The part of the movie that struck them the most was at the end, when Schindler was so distraught that he didn’t save more Jews. And so the couple says, “That’s us. That’s our lives.” They explain how at the end of their lives, they’re going to regret all of the time that they did paperwork when they could have been saving kids. Or, they watched a football game, when they could have been bringing people to God.
What’s interesting about the four minutes, is that Glass holds their story very gingerly at this point. I was cringing, waiting for him to point out the latent anti-Semitism, or for him to talk about when they tried to convert him. The point where Glass mocks them and says that they have an over-inflated sense of their work. But he doesn’t. He says that he understands them for the first time. He says that they have the power to bring people to God, and with great power comes great responsibility.

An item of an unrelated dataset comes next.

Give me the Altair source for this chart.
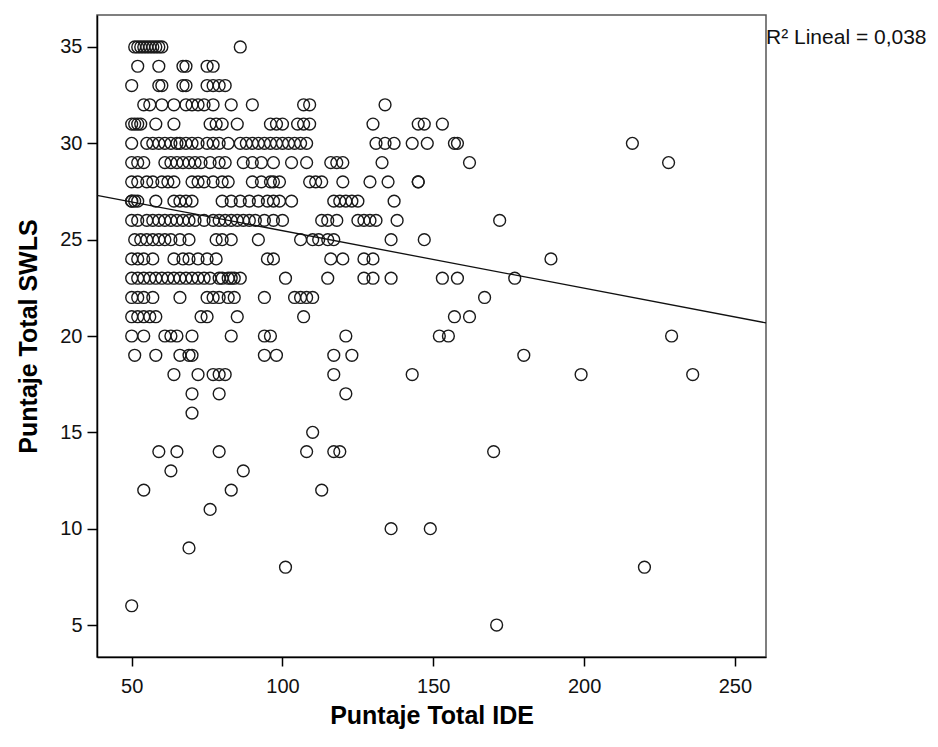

I easily related to this couple. In my fundamentalist past, I could have met them. I could understand their sense of responsibility, and the idea that it was up to them to save those lives. That was one of the heaviest burdens I gave up when I became Reformed–I finally realized that it wasn’t up to me to do the saving. God would draw people. I could help, but it would be God. It wasn’t up to me to make a church survive. Pastors came before me. Pastors would come after me.
But I do wonder if there’s a bit of this idea left in me. Perhaps it lurks about in all of us… Is that why pastors often work too much? You know, when people are upset and call late at night, and I (of course) answer the phone. Or when I work on my days off because there’s been a tragedy.
I tell myself it’s because I want them to know that the church will be there when they’re distraught. I want to do what I can to help. I don’t want to abandon people when they need the church the most. I do it because I care. But, I also wonder if it’s an over-inflated sense of my own power. Or is it just what Glass says (and of course, Jesus says it too)–that with great power comes great responsibility?
Oh, and I’d love to know. Who’s the story-teller, writer, fictional character who inspires your preaching? The person who’s not necessarily religious, but motivates your art the most?